▸ **Your objective**:
Set aside the pictures and output only the lines from the one containing "Write the D3.js code for this chart." up to and including the one containing "const xTicksRight = [3.0, 3.5, 4.0, 4.5, 5.0, 5.5];".

▸ **Material**:
****************************************

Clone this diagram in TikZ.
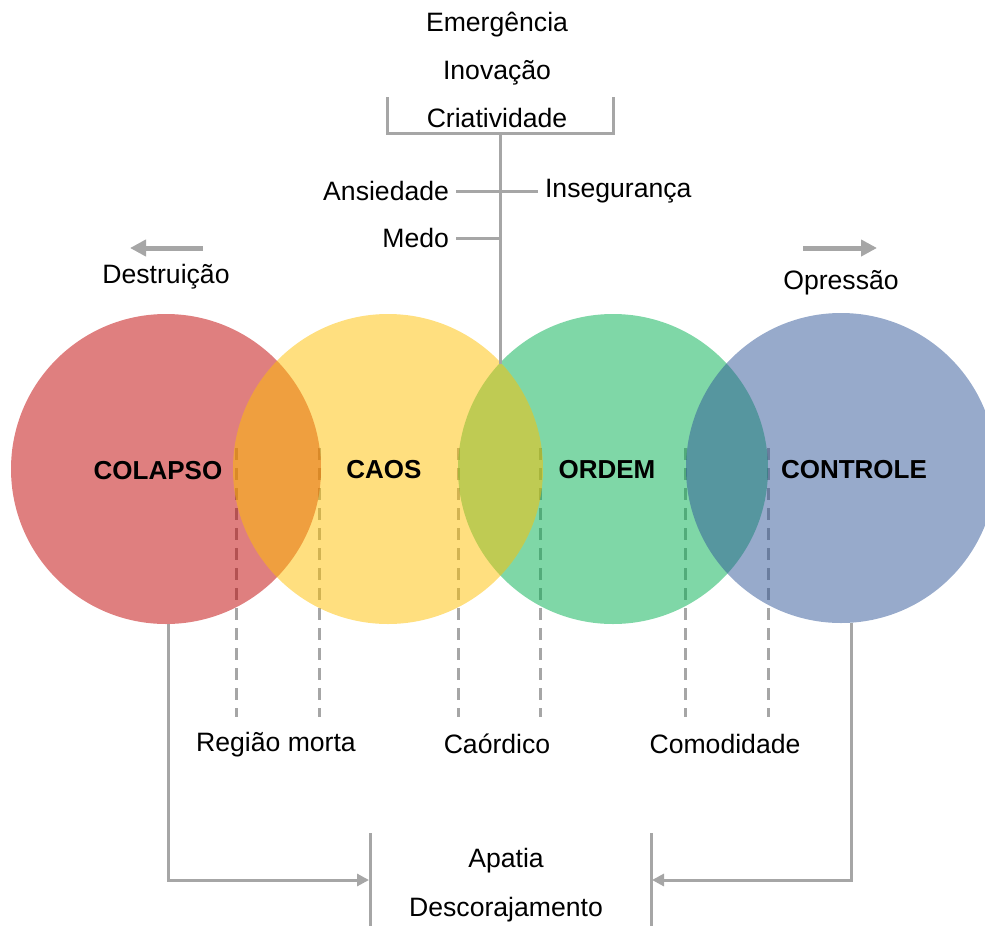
\documentclass[tikz,border=0pt]{standalone}
\usepackage{fontspec}
\setmainfont{Liberation Sans}
\usetikzlibrary{arrows.meta,positioning}
\definecolor{colr}{HTML}{C00000}
\definecolor{coly}{HTML}{FFC000}
\definecolor{colg}{HTML}{00B050}
\definecolor{colb}{HTML}{2F5597}
\definecolor{linec}{HTML}{A6A6A6}
\tikzset{
  gl/.style={linec,line width=1.5pt},
  dl/.style={linec,line width=1.5pt,dash pattern=on 6pt off 4pt},
  ga/.style={gl,-{Triangle[length=6pt,width=6pt]}},
  ba/.style={linec,line width=2.5pt,-{Triangle[length=8pt,width=8pt]}},
  ci/.style={circle,minimum size=155pt,inner sep=0pt,draw=none,fill opacity=0.5},
  lb/.style={font=\fontsize{13.3}{16}\selectfont},
  cl/.style={font=\fontsize{13}{16}\selectfont\bfseries}
}
\begin{document}
\begin{tikzpicture}[x=0.5pt,y=-0.5pt]
\useasboundingbox (0,0) rectangle (985,926);
% dashed region marks
\foreach \xx in {236,319,458,540,685,768}
  \draw[dl] (\xx,448) -- (\xx,717);
% circles
\node[ci,fill=colr] (colapso) at (166,469) {};
\node[ci,fill=colg] (ordem) at (613,469) {};
\node[ci,fill=coly] (caos) at (388,469) {};
\node[ci,fill=colb] (controle) at (841,468) {};
\node[cl] (tcolapso) at (158,471) {COLAPSO};
\node[cl] (tcaos) at (384,470) {CAOS};
\node[cl] (tordem) at (607,470) {ORDEM};
\node[cl] (tcontrole) at (854,470) {CONTROLE};
% top
\node[lb] (emerg) at (497,25) {Emergência};
\node[lb] (inov) at (497,73) {Inovação};
\node[lb] (criat) at (497,118) {Criatividade};
\coordinate (bl) at (387,97);
\coordinate (br) at (613,97);
\coordinate (top) at (500,133);
\coordinate (meet) at (500,364);
\draw[gl] (bl) |- (br |- top) -- (br);
\draw[gl] (top) -- (meet);
\node[lb,anchor=east] (ansied) at (456,191) {Ansiedade};
\node[lb,anchor=west] (insegur) at (538,191) {Insegurança};
\node[lb,anchor=east] (medo) at (456,238) {Medo};
\draw[gl] (ansied) -- (insegur);
\draw[gl] (medo) -- (medo -| meet);
% side arrows
\node[lb] (destr) at (166,277) {Destruição};
\node[lb] (opress) at (841,283) {Opressão};
\coordinate (d1) at (203,248);
\coordinate (d2) at (130,248);
\coordinate (o1) at (803,248);
\coordinate (o2) at (877,248);
\draw[ba] (d1) -- (d2);
\draw[ba] (o1) -- (o2);
% bottom
\node[lb] (regiao) at (276,745) {Região morta};
\node[lb] (caord) at (497,744) {Caórdico};
\node[lb] (comod) at (725,744) {Comodidade};
\node[lb] (apatia) at (506,861) {Apatia};
\node[lb] (descor) at (506,910) {Descorajamento};
\coordinate (al) at (370,833);
\coordinate (ar) at (651,833);
\draw[gl] (al) -- ++(0,93);
\draw[gl] (ar) -- ++(0,93);
\coordinate (ae) at (369,880);
\coordinate (be) at (652,880);
\draw[ga] ([xshift=1pt]colapso.south) |- (ae);
\draw[ga] ([xshift=5pt]controle.south) |- (be);
\end{tikzpicture}
\end{document}
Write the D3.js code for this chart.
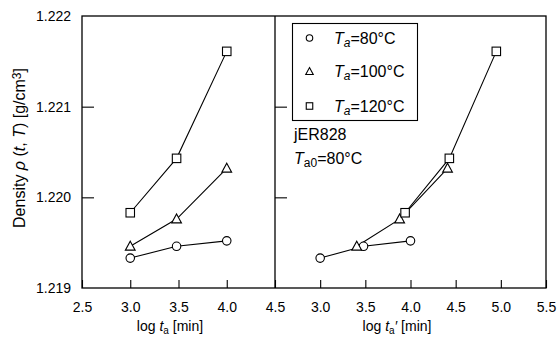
<!DOCTYPE html>
<html>
<head>
<meta charset="utf-8">
<script src="https://cdn.jsdelivr.net/npm/d3@7"></script>
<style>
  html, body { margin: 0; padding: 0; background: #fff; }
  svg { display: block; font-family: "Liberation Sans", Arial, sans-serif; }
</style>
</head>
<body>
<svg id="chart" width="557" height="340"></svg>
<script>
// Density after annealing for three annealing temperatures
const seriesNames = ["80", "100", "120"];
const symbols = ["circle", "triangle", "square"];
const logTa = [
  [3.0, 3.48, 4.0],
  [3.0, 3.48, 4.0],
  [3.0, 3.48, 4.0]
];
// shifted time axis (reference temperature Ta0 = 80 °C)
const logTaShifted = [
  [3.0, 3.48, 4.0],
  [3.405, 3.88, 4.41],
  [3.94, 4.43, 4.95]
];
const density = [
  [1.21933, 1.21946, 1.21952],
  [1.21946, 1.21976, 1.22032],
  [1.21983, 1.22043, 1.22161]
];
const yTicks = [1.219, 1.220, 1.221, 1.222];
const xTicksLeft = [2.5, 3.0, 3.5, 4.0, 4.5];
const xTicksRight = [3.0, 3.5, 4.0, 4.5, 5.0, 5.5];

const svg = d3.select("#chart");
const plotTop = 16, plotBottom = 288, plotLeft = 82, plotMid = 275, plotRight = 546;

const y = d3.scaleLinear().domain([1.219, 1.222]).range([plotBottom, plotTop]);
const xL = d3.scaleLinear().domain([2.5, 4.5]).range([plotLeft, plotMid]);
const xR = d3.scaleLinear().domain([2.5, 5.5]).range([plotMid, plotRight]);

const fs = 14;     // tick labels and x titles
const fsBig = 16;  // y title, legend, annotation

function drawSymbol(g, type, cx, cy, s) {
  if (type === "circle") {
    g.append("circle").attr("cx", cx).attr("cy", cy).attr("r", s / 2)
      .attr("fill", "#fff").attr("stroke", "#000").attr("stroke-width", 1.1);
  } else if (type === "square") {
    g.append("rect").attr("x", cx - s / 2).attr("y", cy - s / 2)
      .attr("width", s).attr("height", s)
      .attr("fill", "#fff").attr("stroke", "#000").attr("stroke-width", 1.1);
  } else {
    const h = s;
    const w = s * 1.15;
    g.append("path")
      .attr("d", `M${cx},${cy - h * 0.6}L${cx + w / 2},${cy + h * 0.45}L${cx - w / 2},${cy + h * 0.45}Z`)
      .attr("fill", "#fff").attr("stroke", "#000").attr("stroke-width", 1.1);
  }
}

function drawPanel(x, xs, ticks) {
  const g = svg.append("g");
  const line = d3.line().x(d => x(d[0])).y(d => y(d[1]));
  xs.forEach((xv, i) => {
    const pts = xv.map((v, j) => [v, density[i][j]]);
    g.append("path").attr("d", line(pts)).attr("fill", "none")
      .attr("stroke", "#000").attr("stroke-width", 1.1);
  });
  xs.forEach((xv, i) => {
    xv.forEach((v, j) => drawSymbol(g, symbols[i], x(v), y(density[i][j]), 8.5));
  });
  // bottom ticks (inward)
  const xAxis = d3.axisBottom(x).tickValues(ticks).tickSize(-8).tickPadding(14)
    .tickFormat(d3.format(".1f"));
  const ax = svg.append("g").attr("transform", `translate(0,${plotBottom})`).call(xAxis);
  ax.select(".domain").remove();
  ax.selectAll("line").attr("stroke", "#000").attr("stroke-width", 1.1);
  ax.selectAll("text").attr("font-size", fs).attr("fill", "#000")
    .attr("font-family", "Liberation Sans, Arial, sans-serif");
  // left ticks (inward)
  const yAxis = d3.axisRight(y).tickValues(yTicks.slice(1, 3)).tickSize(12).tickFormat("");
  const ay = svg.append("g").attr("transform", `translate(${x.range()[0]},0)`).call(yAxis);
  ay.select(".domain").remove();
  ay.selectAll("line").attr("stroke", "#000").attr("stroke-width", 1.1);
}

drawPanel(xL, logTa, xTicksLeft);
drawPanel(xR, logTaShifted, xTicksRight);

// y tick labels
svg.append("g").selectAll("text").data(yTicks).join("text")
  .attr("x", 71).attr("y", d => y(d)).attr("dy", "0.35em")
  .attr("text-anchor", "end").attr("font-size", fs).text(d => d3.format(".3f")(d));

// frames
svg.append("rect").attr("x", plotLeft).attr("y", plotTop)
  .attr("width", plotRight - plotLeft).attr("height", plotBottom - plotTop)
  .attr("fill", "none").attr("stroke", "#000").attr("stroke-width", 1.3);
svg.append("line").attr("x1", plotMid).attr("x2", plotMid).attr("y1", plotTop).attr("y2", plotBottom)
  .attr("stroke", "#000").attr("stroke-width", 1.3);

// axis titles
const tl = svg.append("text").attr("x", 170).attr("y", 331).attr("text-anchor", "middle").attr("font-size", fs);
tl.append("tspan").text("log ");
tl.append("tspan").attr("font-style", "italic").text("t");
tl.append("tspan").attr("font-size", 10).attr("dy", 3).text("a");
tl.append("tspan").attr("dy", -3).text(" [min]");

const tr = svg.append("text").attr("x", 397).attr("y", 331).attr("text-anchor", "middle").attr("font-size", fs);
tr.append("tspan").text("log ");
tr.append("tspan").attr("font-style", "italic").text("t");
tr.append("tspan").attr("font-size", 10).attr("dy", 3).text("a");
tr.append("tspan").attr("dy", -3).attr("font-style", "italic").text("\u2032");
tr.append("tspan").text(" [min]");

const yl = svg.append("text").attr("transform", "translate(25,148) rotate(-90)")
  .attr("text-anchor", "middle").attr("font-size", fsBig);
yl.append("tspan").text("Density  ");
yl.append("tspan").attr("font-style", "italic").text("\u03c1");
yl.append("tspan").text(" (");
yl.append("tspan").attr("font-style", "italic").text("t");
yl.append("tspan").text(", ");
yl.append("tspan").attr("font-style", "italic").text("T");
yl.append("tspan").text(") [g/cm");
yl.append("tspan").attr("font-size", 12).attr("dy", -4).text("3");
yl.append("tspan").attr("dy", 4).text("]");

// legend
const lg = svg.append("g");
lg.append("rect").attr("x", 292.5).attr("y", 23.5).attr("width", 125).attr("height", 97)
  .attr("fill", "#fff").attr("stroke", "#000").attr("stroke-width", 1.1);
const rowY = [38, 71.5, 106];
seriesNames.forEach((name, i) => {
  drawSymbol(lg, symbols[i], 309.5, rowY[i], 6.5);
  const t = lg.append("text").attr("x", 334).attr("y", rowY[i]).attr("dy", "0.36em").attr("font-size", fsBig);
  t.append("tspan").attr("font-style", "italic").text("T");
  t.append("tspan").attr("font-style", "italic").attr("font-size", 12).attr("dy", 3).text("a");
  t.append("tspan").attr("dy", -3).text("=" + name + "\u00b0C");
});

// material and reference temperature
svg.append("text").attr("x", 294).attr("y", 139.5).attr("font-size", fsBig).text("jER828");
const r0 = svg.append("text").attr("x", 294).attr("y", 164).attr("font-size", fsBig);
r0.append("tspan").attr("font-style", "italic").text("T");
r0.append("tspan").attr("font-size", 12).attr("dy", 3).text("a0");
r0.append("tspan").attr("dy", -3).text("=80\u00b0C");
</script>
</body>
</html>
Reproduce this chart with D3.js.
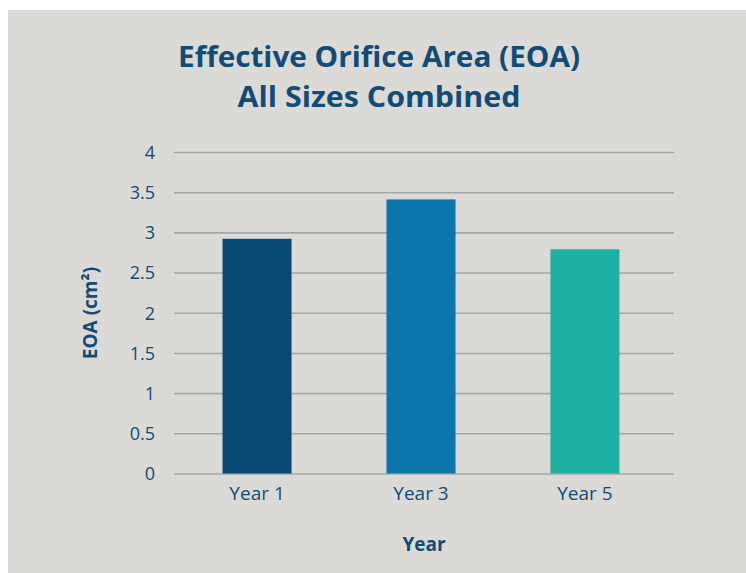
<!DOCTYPE html>
<html>
<head>
<meta charset="utf-8">
<script src="https://cdn.jsdelivr.net/npm/d3@7"></script>
<style>
  html, body { margin: 0; padding: 0; background: #ffffff; }
  svg { display: block; }
</style>
</head>
<body>
<div id="chart"></div>
<script>
// chart values
var years = ["Year 1", "Year 3", "Year 5"]
var eoa = [2.92, 3.41, 2.79]
var barColors = ["#064872", "#0b76ab", "#1fb0a4"]
var yTicks = [0, 0.5, 1, 1.5, 2, 2.5, 3, 3.5, 4]
var titleLines = ["Effective Orifice Area (EOA)", "All Sizes Combined"]

var width = 746, height = 573
var plotLeft = 174, plotRight = 674, plotTop = 152, plotBottom = 473.5
var textColor = "#114b78"
var font = "'Open Sans', 'DejaVu Sans', sans-serif"

var svg = d3.select("#chart").append("svg")
  .attr("width", width).attr("height", height)

// grey panel
svg.append("rect")
  .attr("x", 8).attr("y", 10)
  .attr("width", width - 8).attr("height", height - 10)
  .attr("fill", "#dbdad6")

// title, stretched to the width of the original lettering
var titleWidths = [402, 283]
svg.selectAll("text.title")
  .data(titleLines)
  .enter().append("text")
  .attr("class", "title")
  .attr("x", 379)
  .attr("y", function(d, i) { return 67 + i * 40 })
  .attr("text-anchor", "middle")
  .attr("font-family", font)
  .attr("font-weight", 700)
  .attr("font-size", 28)
  .attr("textLength", function(d, i) { return titleWidths[i] })
  .attr("lengthAdjust", "spacingAndGlyphs")
  .attr("fill", textColor)
  .text(function(d) { return d })

// bands sit a little left of the gridline span, as in the original
var x = d3.scaleBand()
  .domain(years)
  .range([plotLeft + 1, plotRight - 7])
  .paddingInner(0.579)
  .paddingOuter(0.29)

var y = d3.scaleLinear()
  .domain([0, 4])
  .range([plotBottom, plotTop])

// gridlines + y labels via axis
var yAxis = svg.append("g")
  .attr("transform", "translate(" + plotLeft + ",0)")
  .call(d3.axisLeft(y).tickValues(yTicks).tickSize(-(plotRight - plotLeft)).tickPadding(19)
    .tickFormat(function(d) { return d3.format("")(d) }))
yAxis.select(".domain").remove()
yAxis.selectAll(".tick line")
  .attr("stroke", "#a6a6a6").attr("stroke-width", 1.6)
yAxis.selectAll(".tick text")
  .attr("font-family", font).attr("font-size", 18)
  .attr("fill", textColor)
  .attr("dy", "0.35em")

// bars
var data = years.map(function(d, i) { return { year: d, value: eoa[i], color: barColors[i] } })
svg.selectAll("rect.bar")
  .data(data)
  .enter().append("rect")
  .attr("class", "bar")
  .attr("x", function(d) { return x(d.year) })
  .attr("y", function(d) { return y(d.value) })
  .attr("width", x.bandwidth())
  .attr("height", function(d) { return y(0) - y(d.value) })
  .attr("fill", function(d) { return d.color })

// x axis labels
var xAxis = svg.append("g")
  .attr("transform", "translate(0," + plotBottom + ")")
  .call(d3.axisBottom(x).tickSize(0).tickPadding(13))
xAxis.select(".domain").remove()
xAxis.selectAll(".tick text")
  .attr("font-family", font).attr("font-size", 19)
  .attr("fill", textColor)

// axis titles
svg.append("text")
  .attr("x", 424).attr("y", 551)
  .attr("text-anchor", "middle")
  .attr("font-family", font).attr("font-weight", 700).attr("font-size", 19)
  .attr("fill", textColor)
  .text("Year")

svg.append("text")
  .attr("transform", "translate(97,313) rotate(-90)")
  .attr("text-anchor", "middle")
  .attr("font-family", font).attr("font-weight", 700).attr("font-size", 19)
  .attr("fill", textColor)
  .text("EOA (cm²)")
</script>
</body>
</html>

****************************************

▸ **Exercise response**:
Write the D3.js code for this chart.
<!DOCTYPE html>
<html>
<head>
<meta charset="utf-8">
<script src="https://cdn.jsdelivr.net/npm/d3@7"></script>
<style>
  html, body { margin: 0; padding: 0; background: #fff; }
  svg { display: block; font-family: "Liberation Sans", Arial, sans-serif; }
</style>
</head>
<body>
<svg id="chart" width="557" height="340"></svg>
<script>
// Density after annealing for three annealing temperatures
const seriesNames = ["80", "100", "120"];
const symbols = ["circle", "triangle", "square"];
const logTa = [
  [3.0, 3.48, 4.0],
  [3.0, 3.48, 4.0],
  [3.0, 3.48, 4.0]
];
// shifted time axis (reference temperature Ta0 = 80 °C)
const logTaShifted = [
  [3.0, 3.48, 4.0],
  [3.405, 3.88, 4.41],
  [3.94, 4.43, 4.95]
];
const density = [
  [1.21933, 1.21946, 1.21952],
  [1.21946, 1.21976, 1.22032],
  [1.21983, 1.22043, 1.22161]
];
const yTicks = [1.219, 1.220, 1.221, 1.222];
const xTicksLeft = [2.5, 3.0, 3.5, 4.0, 4.5];
const xTicksRight = [3.0, 3.5, 4.0, 4.5, 5.0, 5.5];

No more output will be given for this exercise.